Having done this you can change \(d\) and the starting point by changing the content of A1 and B1. To change the integrand you need only change column B.

You should test your answer with an integral whose value you know to find any bugs in your spreadsheet. You can try doubling \(d\) to see whether that changes your answer much. If not you have computed your integral quite well.

Does this always work?

No. You obviously cannot do this if you want to integrate to infinity. You can also run into trouble if your integrand goes to infinity at some intermediate point. Or if it wobbles insanely.

You may be able to subtract something from it that you know about and has the same singular behavior, and then be able to handle the rest.

Exercise: Try to find a function for which this procedure will fail (one that does not blow up). Things like square roots near \(0\) might be such.

If you add columns that jump by \(4\) and do a similar thing with them, you can get the Trapezoid rule for \(d\) replaced by \(4d\). With that you can get two Simpson rule calculations for \(d\) and \(2d\). Taking \(16\) times the first less the second, and dividing by \(15\) you will get a super Simpson rule, that improves by a factor of \(64\) when \(d\) decreases by a factor of \(2\).

Here are the results for the integral of \(x\sin x\) from \(x=1\) to \(2\)

Number of increments
Number of digits after decimal point

The exact answer, given in column I, is \(\sin x - x \cos x\) (differentiate and see).

To get column I, just enter, in I5, =SIN(A5)-A5*COS(A5)-SIN(A$5)+A$5*COS(A$5) and copy down.

Simpsons rule here is accurate to about \(10\) significant figures.
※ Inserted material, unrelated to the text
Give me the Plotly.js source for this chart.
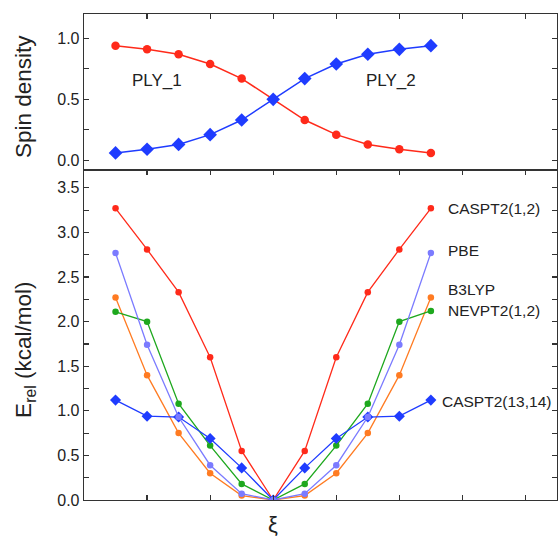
<!DOCTYPE html>
<html>
<head>
<meta charset="utf-8">
<script src="https://cdn.plot.ly/plotly-3.0.1.min.js"></script>
<style>html,body{margin:0;padding:0;background:#fff;}#chart{width:558px;height:542px;}</style>
</head>
<body>
<div id="chart"></div>
<script>
// Reaction coordinate index (xi), 11 points
const xi = [0, 1, 2, 3, 4, 5, 6, 7, 8, 9, 10];

// Top panel: spin density
const ply1 = [0.94, 0.91, 0.87, 0.79, 0.67, 0.50, 0.33, 0.21, 0.13, 0.09, 0.06];
const ply2 = [0.06, 0.09, 0.13, 0.21, 0.33, 0.50, 0.67, 0.79, 0.87, 0.91, 0.94];

// Bottom panel: relative energies (kcal/mol)
const caspt2_12   = [3.27, 2.81, 2.33, 1.60, 0.55, 0.00, 0.55, 1.60, 2.33, 2.81, 3.27];
const b3lyp       = [2.27, 1.40, 0.75, 0.30, 0.05, 0.00, 0.05, 0.30, 0.75, 1.40, 2.27];
const nevpt2_12   = [2.11, 2.00, 1.08, 0.61, 0.18, 0.00, 0.18, 0.61, 1.08, 2.00, 2.12];
const caspt2_1314 = [1.12, 0.94, 0.93, 0.69, 0.36, 0.00, 0.36, 0.69, 0.93, 0.94, 1.12];
const pbe         = [2.77, 1.74, 0.93, 0.39, 0.07, 0.00, 0.07, 0.39, 0.93, 1.74, 2.77];

const topTicks = [0, 0.5, 1.0];
const topTickText = ["0.0", "0.5", "1.0"];

const RED = "#ff2a1a", BLUE = "#1f3cff", PURPLE = "#7b7bff", ORANGE = "#ff7b22", GREEN = "#1ea81e";
const FONT = "Liberation Sans, Arial, Helvetica, sans-serif";
const INK = "#222";

function tr(y, color, sym, size, xa, ya, lw) {
  return {x: xi, y: y, type: "scatter", mode: "lines+markers", xaxis: xa, yaxis: ya,
    line: {color: color, width: lw}, marker: {color: color, symbol: sym, size: size},
    hoverinfo: "skip", showlegend: false};
}

const data = [
  tr(ply1, RED, "circle", 8.5, "x2", "y2", 1.5),
  tr(ply2, BLUE, "diamond", 10.5, "x2", "y2", 1.5),
  tr(caspt2_12, RED, "circle", 6.5, "x", "y", 1.3),
  tr(b3lyp, ORANGE, "circle", 6.5, "x", "y", 1.3),
  tr(nevpt2_12, GREEN, "circle", 6.5, "x", "y", 1.3),
  tr(caspt2_1314, BLUE, "diamond", 8.5, "x", "y", 1.3),
  tr(pbe, PURPLE, "circle", 6.5, "x", "y", 1.3)
];

const axisCommon = {showline: true, linecolor: "#333", linewidth: 1.3, ticks: "inside",
  ticklen: 5, tickwidth: 1.2, tickcolor: "#333", showgrid: false, zeroline: false,
  tickfont: {family: FONT, size: 16, color: INK}};

const layout = {
  width: 558, height: 542,
  margin: {l: 84, r: 1, t: 14, b: 42},
  paper_bgcolor: "#fff", plot_bgcolor: "#fff",
  font: {family: FONT, color: INK},
  xaxis: Object.assign({}, axisCommon, {domain: [0, 1], anchor: "y", range: [-1, 14],
    tickvals: [1, 3, 5, 7, 9, 11, 13], showticklabels: false, mirror: "ticks"}),
  yaxis: Object.assign({}, axisCommon, {domain: [0, 0.679], anchor: "x", range: [0, 3.7],
    dtick: 0.5, tick0: 0, tickformat: ".1f", mirror: "ticks",
    minor: {dtick: 0.25, tick0: 0, ticks: "inside", ticklen: 5, tickcolor: "#333", tickwidth: 1.2}}),
  xaxis2: Object.assign({}, axisCommon, {domain: [0, 1], anchor: "y2", range: [-1, 14],
    side: "top", tickvals: [1, 3, 5, 7, 9, 11, 13], showticklabels: false, mirror: true}),
  yaxis2: Object.assign({}, axisCommon, {domain: [0.679, 1], anchor: "x2", range: [-0.08, 1.2],
    tickvals: topTicks, ticktext: topTickText, mirror: "ticks",
    minor: {tickvals: [0.25, 0.75], ticks: "inside", ticklen: 5, tickcolor: "#333", tickwidth: 1.2}}),
  annotations: [
    {text: "PLY_1", x: 1.3, y: 0.657, xref: "x2", yref: "y2", showarrow: false, xanchor: "center", yanchor: "middle", font: {size: 17, family: FONT, color: INK}},
    {text: "PLY_2", x: 8.73, y: 0.657, xref: "x2", yref: "y2", showarrow: false, xanchor: "center", yanchor: "middle", font: {size: 17, family: FONT, color: INK}},
    {text: "CASPT2(1,2)", x: 10.48, y: 3.27, xref: "x", yref: "y", showarrow: false, xanchor: "left", yanchor: "middle", font: {size: 15.5, family: FONT, color: INK}},
    {text: "PBE", x: 10.48, y: 2.80, xref: "x", yref: "y", showarrow: false, xanchor: "left", yanchor: "middle", font: {size: 15.5, family: FONT, color: INK}},
    {text: "B3LYP", x: 10.48, y: 2.357, xref: "x", yref: "y", showarrow: false, xanchor: "left", yanchor: "middle", font: {size: 15.5, family: FONT, color: INK}},
    {text: "NEVPT2(1,2)", x: 10.48, y: 2.12, xref: "x", yref: "y", showarrow: false, xanchor: "left", yanchor: "middle", font: {size: 15.5, family: FONT, color: INK}},
    {text: "CASPT2(13,14)", x: 10.28, y: 1.11, xref: "x", yref: "y", showarrow: false, xanchor: "left", yanchor: "middle", font: {size: 15.5, family: FONT, color: INK}},
    {text: "ξ", x: 5, y: -0.05, xref: "x", yref: "paper", showarrow: false, xanchor: "center", yanchor: "middle", font: {size: 22, family: FONT, color: INK}},
    {text: "Spin density", x: -0.129, y: (542 - 42 - 96) / 486, xref: "paper", yref: "paper", showarrow: false, textangle: -90, xanchor: "center", yanchor: "middle", font: {size: 22.5, family: FONT, color: INK}},
    {text: "E<sub>rel</sub> (kcal/mol)", x: -0.125, y: (542 - 42 - 350) / 486, xref: "paper", yref: "paper", showarrow: false, textangle: -90, xanchor: "center", yanchor: "middle", font: {size: 22.5, family: FONT, color: INK}}
  ]
};

Plotly.newPlot("chart", data, layout, {displayModeBar: false, staticPlot: true});
</script>
</body>
</html>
The value in red is our Simpson’s Rule answer. The value to its immediate right is the computer evaluation of \(\sin x - x \cos x\) which is the value of this integral.

Notice that you can switch to integrating some other integrand merely by changing column B. This involves a new entry in B5 and copying it down that column.

The starting point (called the lower limit of integration) can be changed by changing B3.

In the computation above, \(10\) place accuracy occurs for \(d = 0.001\).